Saturday, December 27, 2008

Kwanzaa – A celebration of culture

Kwanzaa is a week-long holiday celebrating African-American culture and history. Created in 1966 in the midst of the civil rights movement by Dr. Maulana Ron Karenga, Kwanzaa is celebrated from December 26 through January 1. Each of the seven days focuses on one of the Nguzo Saba, or seven principles. These are:

Umoja (Unity),
Kujichagulia (Self-Determination),
Ujima (Collective Work and Responsibility),
Ujamaa (Cooperative Economics),
Nia (Purpose),
Kuumba (Creativity), and
Imani (Faith).

Today the world stands divided and fragmented mainly due to enculturation without due respect for the eons of value that native cultures contribute both at the individual level as well as at the societal dimension. In the name of civilization, driven by purely materialistic approach, we have witnessed import of alien culture into societies which had enjoyed peace and happiness ever since their evolution in human society.
In this context, it is heartening to learn of concepts such as Kwanzaa. What I felt comfortable with, even though Dr. Maulana Ron Karenga’s background and authenticity has a murky record, is the deep thought given to cultural strengthening through the seven principles laid out and its religious pluralism.
Karenga writes in “Kwanzaa: A Celebration of Family, Community, and Culture”, published in 1997 that
"Kwanzaa was not created to give people an alternative to their own religion or religious holiday,"

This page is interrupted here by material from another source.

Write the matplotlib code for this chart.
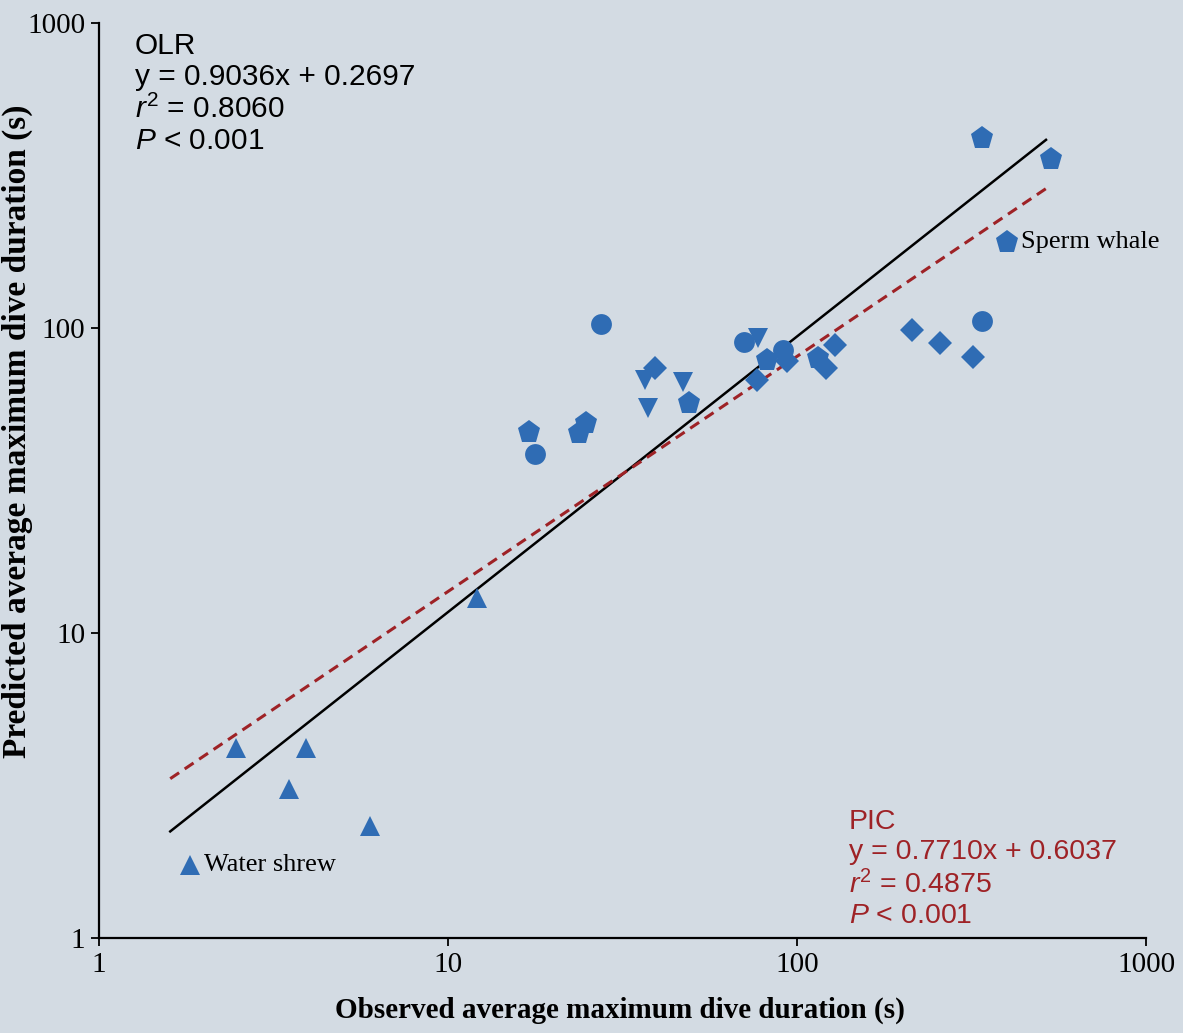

A culture is strengthened only through unity, which is bonded through collective work and shared responsibility. This process must ensure that every individual has the freedom of self determination. A thriving culture always ensures a clear purpose of societal well being based on collective economic freedom and achievement, leveraging local resources with minimum impact on the Eco-system. This requires an innovative and creative ambiance and faith in a local leadership and in an all pervading cosmic principle.

All native cultures of African tribes, American Indians, Inuit of Canada and Alaska have made rich cultural contribution which had resulted not only in healthy and happy living under extremely harsh environments but also were responsible for a very healthy Eco-system.

Today we are aping the cultures which are highly detrimental to our very survival. Let us move back to our roots.

Happy Kwanzaa to you!


  1. This reminded me of a play by Wole Soyinka,a Nigerian born Nobel Laureate's Death and the King's Horseman. There, he has defended the African cultural practice that the Horseman,(symbolic of guide) a generation of chieftain's aide, would die by committing suicide, a month or so after the king's death. During the intervening period, the Horseman would enjoy life to the fullest, and everything was granted by the society. This was stopped under the British Colonial rule as "barbaric". But the natives believed that the end of their custom would bring a complete annihilation of the universe (their world). There is a lot to be learned from the play about the significance and importance of a culture which, outwardly may appear as despicable.
    Bhaskar Banerjee

  2. Bhaskar,

    Thanks for the feedback and the interesting practice and its significance that you have highlighted.